A REGENCY ORMOLU AND CUT-GLASS CHANDELIER

Details
A REGENCY ORMOLU AND CUT-GLASS CHANDELIER
With two tiers of hanging droplets and spear-shaped drops each from a pierced Gothic circular support, the whole centred by an urn decorated with oak leaves and acorns and with a flaming finial, with pinched socle and base issuing four later light branches, with a foliate corona, lacking some drops and droplets, reduced in height, originally made for oil and now adapted for electricty
19¼ in. (49 cm.) diam.
Provenance
Almost certainly supplied to George Wilbraham (d. 1852) for Delamere House, Cheshire.
Thence by descent in the Wilbraham Family, latterly of Sweet Briar Hall, Cheshire.

Lot Essay

The brass chandelier's oak-wreathed and flame-finialed urn for colza-oil is displayed between coronas that are tasseled with glass 'icicle and spangled' drops and crowned with pointed and cusped arches in the Gothic style popularised during the Regency of King George IV by R. Ackermann's Repository of Arts, issued from 1809. A chandelier of this form, with glass-globed lamps rising above the large corona, was supplied by the London glass and chandelier manufacturers Messrs.
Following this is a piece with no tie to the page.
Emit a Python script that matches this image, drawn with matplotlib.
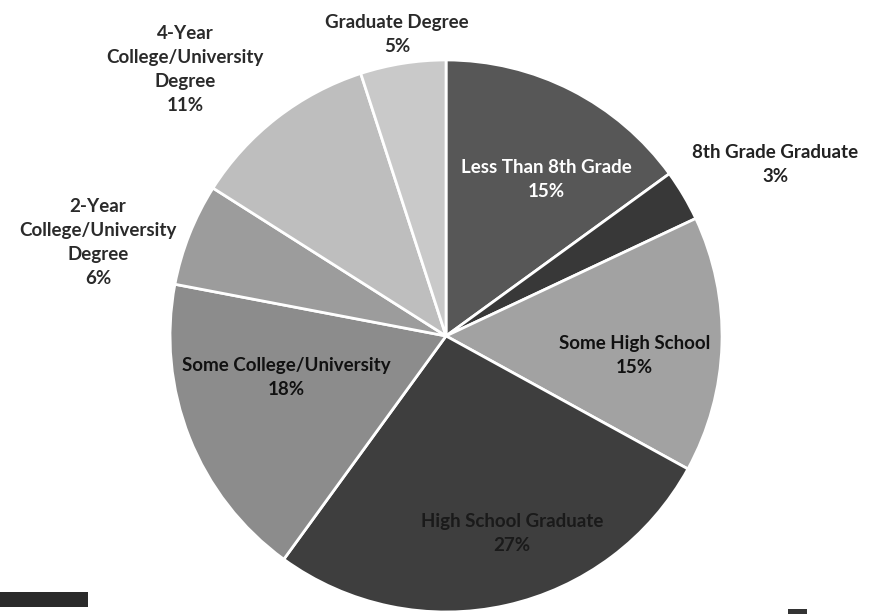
import numpy as np
import matplotlib
matplotlib.use("Agg")
import matplotlib.pyplot as plt
from matplotlib.patches import Rectangle

# Data
categories = ["Less Than 8th Grade", "8th Grade Graduate", "Some High School",
              "High School Graduate", "Some College/University",
              "2-Year\nCollege/University\nDegree",
              "4-Year\nCollege/University\nDegree", "Graduate Degree"]
shares = [15, 3, 15, 27, 18, 6, 11, 5]
colors = ["#575757", "#383838", "#a2a2a2", "#3e3e3e", "#8c8c8c",
          "#9c9c9c", "#bebebe", "#c9c9c9"]
label_colors = ["white", "#222222", "#111111", "#1a1a1a", "#111111",
                "#2a2a2a", "#2a2a2a", "#2a2a2a"]

# label placement: radius factor and angle shift (deg) per slice
label_radius = [0.674, 1.344, 0.685, 0.753, 0.598, 1.305, 1.352, 1.106]
label_shift = [-5.5, -3.1, -4.0, 5.9, -7.2, 6.6, 6.6, 0.2]

fig = plt.figure(figsize=(8.71, 6.15), dpi=100)
ax = fig.add_axes([0.1952, 0.0049, 0.6338, 0.8976])

wedges, _ = ax.pie(shares, colors=colors, startangle=90, counterclock=False,
                   radius=1.0,
                   wedgeprops=dict(edgecolor="white", linewidth=2))
ax.set_xlim(-1, 1)
ax.set_ylim(-1, 1)
ax.set_aspect("equal")
ax.axis("off")

for w, name, val, r, d, c in zip(wedges, categories, shares, label_radius,
                                 label_shift, label_colors):
    mid = np.deg2rad((w.theta1 + w.theta2) / 2 + d)
    ax.text(r * np.cos(mid), r * np.sin(mid), f"{name}\n{val}%",
            ha="center", va="center", fontsize=13.5, fontweight="bold",
            family=["Lato", "DejaVu Sans"], color=c, linespacing=1.5,
            clip_on=False)

# small dark marks at the bottom corners (cropped legend keys)
fig.patches.append(Rectangle((0, 0.013), 0.101, 0.0244, transform=fig.transFigure,
                             facecolor="#2a2a2a", edgecolor="none"))
fig.patches.append(Rectangle((0.905, 0.002), 0.022, 0.008, transform=fig.transFigure,
                             facecolor="#333333", edgecolor="none"))

fig.savefig("out.png", dpi=100)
Hancock and Shepherd in 1819 for the dining-room designed by the architect William Porden for Eaton Hall, Cheshire (G. Acloque and J. Cornforth, 'The Eternal Gothic of Eaton - II', Country Life, 18 February 1971, fig. 5). This chandelier is likely to have been commissioned by George Wilbraham (d. 1852) shortly after his inheritance of Delamere House, Cheshire in 1813.